Competition policy in developing countries should be judged explicitly against its contribution to tackling the dominance of vested interests, for better growth and poverty reduction outcomes and for this a vibrant civil society and an active public interest law practice are crucial for building an effective political climate for reform. The adoption of competition policy can help create a culture of competition. Civil society demand can help, through consumer organisations, undertaking competition advocacy on behalf of the poor and vulnerable, suggested Max Everest-Phillips in a paper for a CUTS (based in Jaipur, India) research project on the political economy of regulatory regimes in the developing world.

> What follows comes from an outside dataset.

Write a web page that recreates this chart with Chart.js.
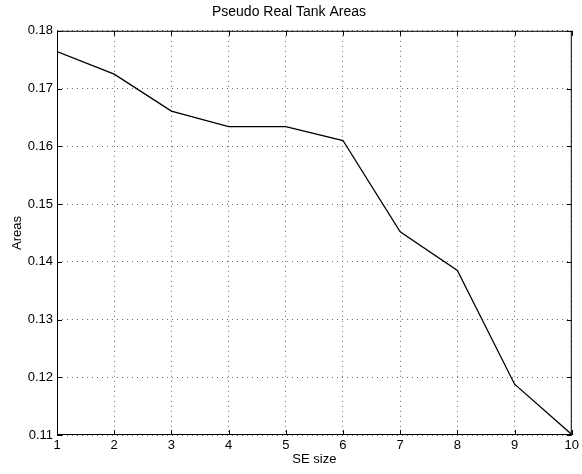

It was concluded that political will and consumer advocacy are extremely important for the success of competition and regulation regimes in developing countries. The new challenge for fair competition is on how to make governments around the world more capable, more accountable and more responsible to deliver growth and welfare in a fair manner to common people. Therefore, the success of implementing competition law in most developing economies will depend upon how the gains are distributed, rather than on growth per se.
Moreover, regulatory authorities may not be able to do much in situations that call for change in government policy/rules. In such a politico-economic system, it becomes difficult for the competition and regulatory authorities to follow the objective of promoting efficient markets. Thus, developing countries have to align competition policy outcomes and incentives for politicians, so that adoption of competition/regulatory law gets political buy-in.